→ Exercise directions
Copy each line of the data below exactly, leaving out pictures.

→ Available data
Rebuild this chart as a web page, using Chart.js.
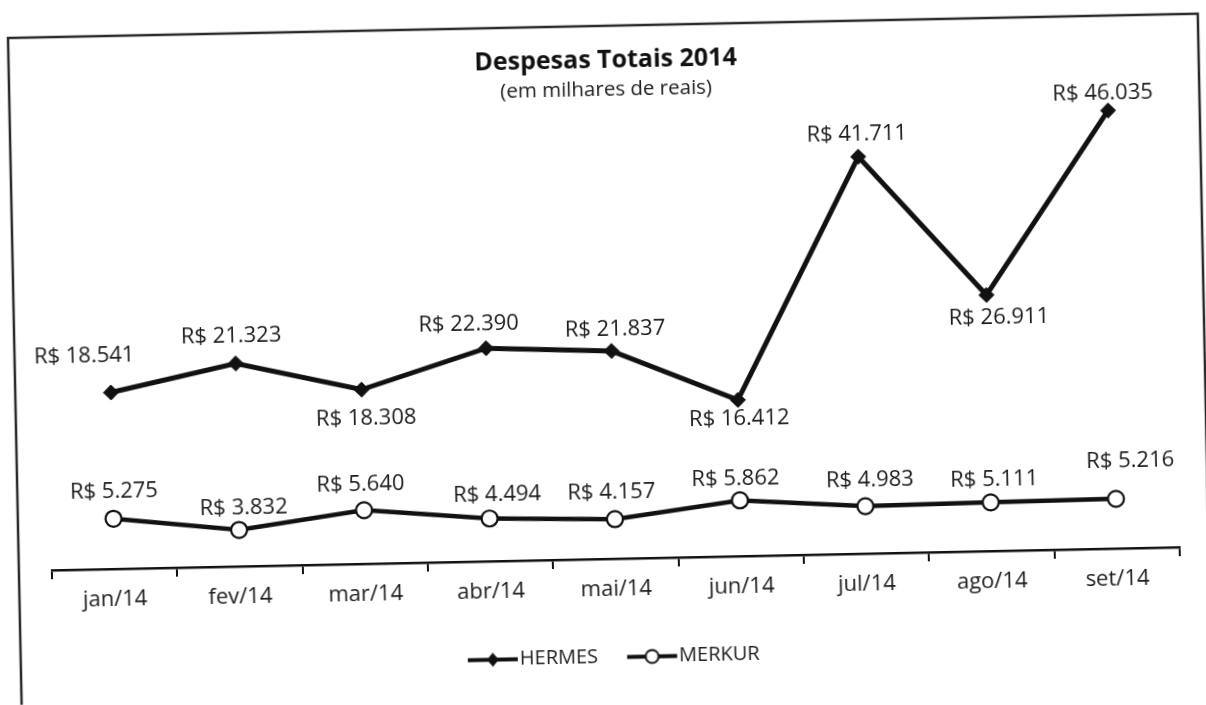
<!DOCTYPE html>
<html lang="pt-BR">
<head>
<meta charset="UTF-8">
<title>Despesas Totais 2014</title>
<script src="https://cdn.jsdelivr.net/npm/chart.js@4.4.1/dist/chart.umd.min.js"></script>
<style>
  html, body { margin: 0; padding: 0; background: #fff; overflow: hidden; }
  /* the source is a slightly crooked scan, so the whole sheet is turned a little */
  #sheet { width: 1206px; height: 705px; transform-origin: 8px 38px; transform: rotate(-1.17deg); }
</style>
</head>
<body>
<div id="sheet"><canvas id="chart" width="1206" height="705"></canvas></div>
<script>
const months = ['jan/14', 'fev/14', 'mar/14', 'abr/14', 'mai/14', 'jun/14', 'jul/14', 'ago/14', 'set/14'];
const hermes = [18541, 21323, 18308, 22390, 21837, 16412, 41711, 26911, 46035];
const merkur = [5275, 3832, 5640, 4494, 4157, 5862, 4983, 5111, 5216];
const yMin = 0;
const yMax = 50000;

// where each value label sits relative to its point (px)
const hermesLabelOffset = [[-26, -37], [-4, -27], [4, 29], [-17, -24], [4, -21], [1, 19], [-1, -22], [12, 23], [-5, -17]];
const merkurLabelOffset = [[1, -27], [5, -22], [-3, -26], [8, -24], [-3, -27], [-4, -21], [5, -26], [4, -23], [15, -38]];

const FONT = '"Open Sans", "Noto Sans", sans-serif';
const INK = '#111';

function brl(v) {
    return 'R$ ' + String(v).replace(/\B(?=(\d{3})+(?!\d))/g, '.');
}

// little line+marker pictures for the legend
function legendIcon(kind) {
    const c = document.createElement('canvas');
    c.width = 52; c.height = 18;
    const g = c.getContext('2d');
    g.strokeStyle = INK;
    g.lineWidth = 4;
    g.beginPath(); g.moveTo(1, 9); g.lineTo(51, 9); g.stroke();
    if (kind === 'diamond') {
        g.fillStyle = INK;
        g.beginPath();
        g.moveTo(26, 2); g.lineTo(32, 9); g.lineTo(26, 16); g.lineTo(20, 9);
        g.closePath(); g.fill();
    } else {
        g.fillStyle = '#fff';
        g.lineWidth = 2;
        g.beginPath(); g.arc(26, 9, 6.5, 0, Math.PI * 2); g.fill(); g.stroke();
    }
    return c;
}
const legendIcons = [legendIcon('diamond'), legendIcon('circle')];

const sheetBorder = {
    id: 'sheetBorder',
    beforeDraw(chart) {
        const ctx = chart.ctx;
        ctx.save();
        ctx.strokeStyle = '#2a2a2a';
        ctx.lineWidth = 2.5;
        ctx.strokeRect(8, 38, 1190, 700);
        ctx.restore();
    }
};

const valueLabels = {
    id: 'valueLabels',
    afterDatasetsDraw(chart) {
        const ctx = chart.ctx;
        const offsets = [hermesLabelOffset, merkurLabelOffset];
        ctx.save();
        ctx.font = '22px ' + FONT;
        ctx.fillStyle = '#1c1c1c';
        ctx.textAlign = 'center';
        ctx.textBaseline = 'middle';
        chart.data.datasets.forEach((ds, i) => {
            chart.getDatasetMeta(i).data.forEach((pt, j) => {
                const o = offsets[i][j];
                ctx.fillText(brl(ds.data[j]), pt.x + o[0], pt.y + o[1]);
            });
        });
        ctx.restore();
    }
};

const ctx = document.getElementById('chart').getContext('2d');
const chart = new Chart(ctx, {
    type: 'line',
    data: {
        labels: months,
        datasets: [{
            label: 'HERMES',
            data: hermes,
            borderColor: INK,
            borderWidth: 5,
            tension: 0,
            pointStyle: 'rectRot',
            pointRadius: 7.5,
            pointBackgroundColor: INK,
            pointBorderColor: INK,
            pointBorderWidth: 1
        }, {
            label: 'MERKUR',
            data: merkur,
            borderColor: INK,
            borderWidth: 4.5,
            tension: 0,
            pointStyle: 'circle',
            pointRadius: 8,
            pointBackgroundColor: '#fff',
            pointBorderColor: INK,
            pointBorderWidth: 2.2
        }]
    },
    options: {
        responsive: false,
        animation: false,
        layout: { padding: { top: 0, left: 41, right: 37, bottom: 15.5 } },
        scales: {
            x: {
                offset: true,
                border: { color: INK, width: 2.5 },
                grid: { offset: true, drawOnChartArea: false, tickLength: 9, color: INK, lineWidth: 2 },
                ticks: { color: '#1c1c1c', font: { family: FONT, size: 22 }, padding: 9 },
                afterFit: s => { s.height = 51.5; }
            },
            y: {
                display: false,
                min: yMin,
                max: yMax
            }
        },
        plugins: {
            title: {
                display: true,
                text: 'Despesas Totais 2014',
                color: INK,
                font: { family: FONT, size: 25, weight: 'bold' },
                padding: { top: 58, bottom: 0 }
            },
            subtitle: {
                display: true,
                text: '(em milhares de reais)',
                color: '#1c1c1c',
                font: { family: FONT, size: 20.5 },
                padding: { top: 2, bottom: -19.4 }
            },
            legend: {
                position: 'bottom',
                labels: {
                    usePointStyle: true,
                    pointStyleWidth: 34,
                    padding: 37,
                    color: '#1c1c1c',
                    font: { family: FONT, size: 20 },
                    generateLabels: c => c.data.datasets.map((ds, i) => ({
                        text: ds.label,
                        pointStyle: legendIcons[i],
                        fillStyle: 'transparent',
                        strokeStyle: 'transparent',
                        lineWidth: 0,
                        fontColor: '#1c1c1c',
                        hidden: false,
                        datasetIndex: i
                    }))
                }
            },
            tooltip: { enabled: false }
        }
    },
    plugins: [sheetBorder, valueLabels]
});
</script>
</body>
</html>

→ Exercise output
Rebuild this chart as a web page, using Chart.js.
<!DOCTYPE html>
<html lang="pt-BR">
<head>
<meta charset="UTF-8">
<title>Despesas Totais 2014</title>
<script src="https://cdn.jsdelivr.net/npm/chart.js@4.4.1/dist/chart.umd.min.js"></script>
<style>
  html, body { margin: 0; padding: 0; background: #fff; overflow: hidden; }
  /* the source is a slightly crooked scan, so the whole sheet is turned a little */
  #sheet { width: 1206px; height: 705px; transform-origin: 8px 38px; transform: rotate(-1.17deg); }
</style>
</head>
<body>
<div id="sheet"><canvas id="chart" width="1206" height="705"></canvas></div>
<script>
const months = ['jan/14', 'fev/14', 'mar/14', 'abr/14', 'mai/14', 'jun/14', 'jul/14', 'ago/14', 'set/14'];
const hermes = [18541, 21323, 18308, 22390, 21837, 16412, 41711, 26911, 46035];
const merkur = [5275, 3832, 5640, 4494, 4157, 5862, 4983, 5111, 5216];
const yMin = 0;
const yMax = 50000;

// where each value label sits relative to its point (px)
const hermesLabelOffset = [[-26, -37], [-4, -27], [4, 29], [-17, -24], [4, -21], [1, 19], [-1, -22], [12, 23], [-5, -17]];
const merkurLabelOffset = [[1, -27], [5, -22], [-3, -26], [8, -24], [-3, -27], [-4, -21], [5, -26], [4, -23], [15, -38]];

const FONT = '"Open Sans", "Noto Sans", sans-serif';
const INK = '#111';

function brl(v) {
    return 'R$ ' + String(v).replace(/\B(?=(\d{3})+(?!\d))/g, '.');
}

// little line+marker pictures for the legend
function legendIcon(kind) {
    const c = document.createElement('canvas');
    c.width = 52; c.height = 18;
    const g = c.getContext('2d');
    g.strokeStyle = INK;
    g.lineWidth = 4;
    g.beginPath(); g.moveTo(1, 9); g.lineTo(51, 9); g.stroke();
    if (kind === 'diamond') {
        g.fillStyle = INK;
        g.beginPath();
        g.moveTo(26, 2); g.lineTo(32, 9); g.lineTo(26, 16); g.lineTo(20, 9);
        g.closePath(); g.fill();
    } else {
        g.fillStyle = '#fff';
        g.lineWidth = 2;
        g.beginPath(); g.arc(26, 9, 6.5, 0, Math.PI * 2); g.fill(); g.stroke();
    }
    return c;
}
const legendIcons = [legendIcon('diamond'), legendIcon('circle')];

const sheetBorder = {
    id: 'sheetBorder',
    beforeDraw(chart) {
        const ctx = chart.ctx;
        ctx.save();
        ctx.strokeStyle = '#2a2a2a';
        ctx.lineWidth = 2.5;
        ctx.strokeRect(8, 38, 1190, 700);
        ctx.restore();
    }
};

const valueLabels = {
    id: 'valueLabels',
    afterDatasetsDraw(chart) {
        const ctx = chart.ctx;
        const offsets = [hermesLabelOffset, merkurLabelOffset];
        ctx.save();
        ctx.font = '22px ' + FONT;
        ctx.fillStyle = '#1c1c1c';
        ctx.textAlign = 'center';
        ctx.textBaseline = 'middle';
        chart.data.datasets.forEach((ds, i) => {
            chart.getDatasetMeta(i).data.forEach((pt, j) => {
                const o = offsets[i][j];
                ctx.fillText(brl(ds.data[j]), pt.x + o[0], pt.y + o[1]);
            });
        });
        ctx.restore();
    }
};

const ctx = document.getElementById('chart').getContext('2d');
const chart = new Chart(ctx, {
    type: 'line',
    data: {
        labels: months,
        datasets: [{
            label: 'HERMES',
            data: hermes,
            borderColor: INK,
            borderWidth: 5,
            tension: 0,
            pointStyle: 'rectRot',
            pointRadius: 7.5,
            pointBackgroundColor: INK,
            pointBorderColor: INK,
            pointBorderWidth: 1
        }, {
            label: 'MERKUR',
            data: merkur,
            borderColor: INK,
            borderWidth: 4.5,
            tension: 0,
            pointStyle: 'circle',
            pointRadius: 8,
            pointBackgroundColor: '#fff',
            pointBorderColor: INK,
            pointBorderWidth: 2.2
        }]
    },
    options: {
        responsive: false,
        animation: false,
        layout: { padding: { top: 0, left: 41, right: 37, bottom: 15.5 } },
        scales: {
            x: {
                offset: true,
                border: { color: INK, width: 2.5 },
                grid: { offset: true, drawOnChartArea: false, tickLength: 9, color: INK, lineWidth: 2 },
                ticks: { color: '#1c1c1c', font: { family: FONT, size: 22 }, padding: 9 },
                afterFit: s => { s.height = 51.5; }
            },
            y: {
                display: false,
                min: yMin,
                max: yMax
            }
        },
        plugins: {
            title: {
                display: true,
                text: 'Despesas Totais 2014',
                color: INK,
                font: { family: FONT, size: 25, weight: 'bold' },
                padding: { top: 58, bottom: 0 }
            },
            subtitle: {
                display: true,
                text: '(em milhares de reais)',
                color: '#1c1c1c',
                font: { family: FONT, size: 20.5 },
                padding: { top: 2, bottom: -19.4 }
            },
            legend: {
                position: 'bottom',
                labels: {
                    usePointStyle: true,
                    pointStyleWidth: 34,
                    padding: 37,
                    color: '#1c1c1c',
                    font: { family: FONT, size: 20 },
                    generateLabels: c => c.data.datasets.map((ds, i) => ({
                        text: ds.label,
                        pointStyle: legendIcons[i],
                        fillStyle: 'transparent',
                        strokeStyle: 'transparent',
                        lineWidth: 0,
                        fontColor: '#1c1c1c',
                        hidden: false,
                        datasetIndex: i
                    }))
                }
            },
            tooltip: { enabled: false }
        }
    },
    plugins: [sheetBorder, valueLabels]
});
</script>
</body>
</html>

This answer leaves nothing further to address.